The Knop case involved a family business call "Ticonderoga Farms," which operated as an S corporation in the State of Virginia. The father owned 72.76% of the outstanding stock, and his three children, collectively, owned the remaining 27.24%. In 1989, the father expressed an intention to start making annual gifts of stock to his children, as part of his estate planning. Each year thereafter, when the company's accountant prepared the company's federal income tax return (IRS Form 1065), the accountant evidenced the annual stock gifts by increasing the percentage of each child's ownership interest shown on the child's Form K-1 (i.e., the statement of the child's share of taxable income from the company). Further, the children received emails from their father indicating his intention and belief that he was making annual stock gifts to them. By 2004, each child's K-1 indicated that the annual gifts had increased his or her ownership interest to 14.687%, or roughly 44% for the three children in the aggregate.
Years later, the father wanted the company to transfer some of its property to create a scenic easement, but the children opposed the measure. Under the company's bylaws, the company could not transfer the property without approval of shareholders owning at least 90% of the stock. The father sought to circumvent this requirement by converting the corporation to a limited liability company, under whose governing documents he would have unilateral control to transfer the property. The conversion to an LLC under Virginia law required approval of shareholders owning two-thirds of the corporation's stock, so the father asserted that he still owned 72.76% of the stock (i.e., more than two thirds) and that the annual stock gifts made from 1989-2004 were not valid. The father took the position that although he had intended to make the stock gifts, he had never delivered the gifts by surrendering his stock certificate.
Under Virginia law, as under the law of many states, a gift requires (i) donative intent and (ii) actual or constructive delivery of the gifted property. Although the father clearly intended to make the gifts, he did not actually deliver the stock because, according to Virginia's statutes, a certificated security is deemed to be transferred when the transferee obtains possession of the certificate. Although the children attempted to argue that the father's acquiescence in the stock gifts reflected on the children's K-1s was "constructive" delivery, the Court held that a transferor's actions do not constitute constructive delivery unless the transferor, in the process, gives up his own dominion and control, such as by giving the certificate to the transferee's agent or even locking the certificates in a chest and giving the transferee the only key.
For these reasons the Virginia Supreme Court held that the annual gifts of stock were invalid and, as a legal matter, the father and children, respectively, held the same number of shares as they held before the annual stock gifts purportedly occurred.

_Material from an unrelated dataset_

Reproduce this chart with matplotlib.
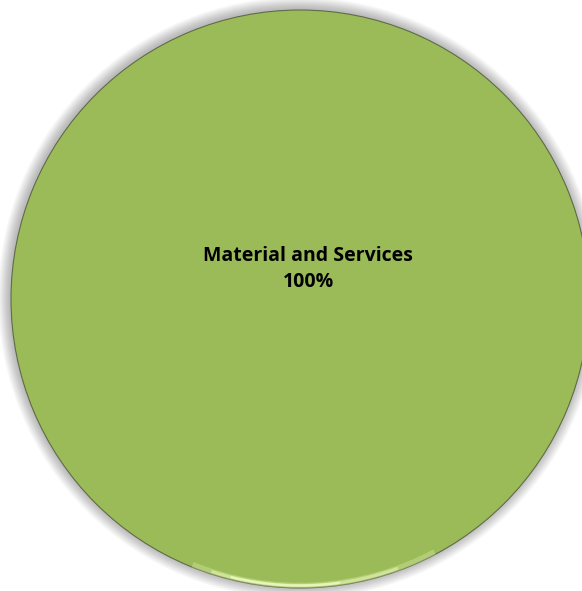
import matplotlib.pyplot as plt
from matplotlib.patches import Circle, Arc

categories = ["Material and Services"]
values = [100]
colors = ["#9BBB59"]

CX, CY, R = 300, 299, 289

fig = plt.figure(figsize=(5.82, 5.91), dpi=100)
ax = fig.add_axes([0, 0, 1, 1])

# soft drop shadow behind the pie
for i in range(12, 0, -1):
    ax.add_patch(Circle((CX - 1, CY - 1), R + i, facecolor="black",
                        edgecolor="none", alpha=0.022, zorder=0))

wedges, _ = ax.pie(values, colors=colors, center=(CX, CY), radius=R,
                   startangle=90, frame=True,
                   wedgeprops=dict(edgecolor="#5f6b48", linewidth=0.8))

# light bevel along the lower rim, brightest just left of the bottom
for w, a, t1, t2 in [(4.0, 0.3, 62, 112), (2.2, 0.55, 70, 108), (1.6, 0.95, 82, 104)]:
    ax.add_patch(Arc((CX, CY), 2 * R - 5, 2 * R - 5, theta1=t1, theta2=t2,
                     color="#e8f8b8", linewidth=w, alpha=a, zorder=3))

total = sum(values)
for name, v in zip(categories, values):
    ax.text(CX + 8, CY - 30, f"{name}\n{v / total * 100:.0f}%",
            ha="center", va="center", fontsize=14, fontweight="bold",
            family=["Open Sans", "DejaVu Sans"], linespacing=1.4, zorder=4)

ax.set_xlim(0, 582)
ax.set_ylim(591, 0)
ax.set_aspect("equal")
ax.axis("off")
fig.savefig("out.png", dpi=100)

You can imagine how disruptive it could be to the governance and management of a company, as well as the estate planning of the owners, if substantial stock transfers were found to be invalid many years after everyone thought they had been accomplished. That circumstance could give rise to a sudden and shocking change of control and could invalidate the election of certain directors, the acts of the governing board, or any past acts that required shareholder approval. Further, it could nullify stock transfers that were part of a plan to reduce estate taxes and thus could cause substantial additional value to be included in the purported transferor's taxable estate.
Sometimes family business owners and their advisors are tempted to take short cuts when executing or documenting a transaction among family members because all the parties are "on the same page." If you skip some of the details in a family transaction, however, you might miss a key element of the transaction and that could cause trouble in the case of a subsequent dispute, or in an IRS audit, or when a potential buyer does his or her due diligence.
LESSON: Always document and carry out your transactions among family members with the same care and attention to detail as when you engage in transactions with unrelated third parties.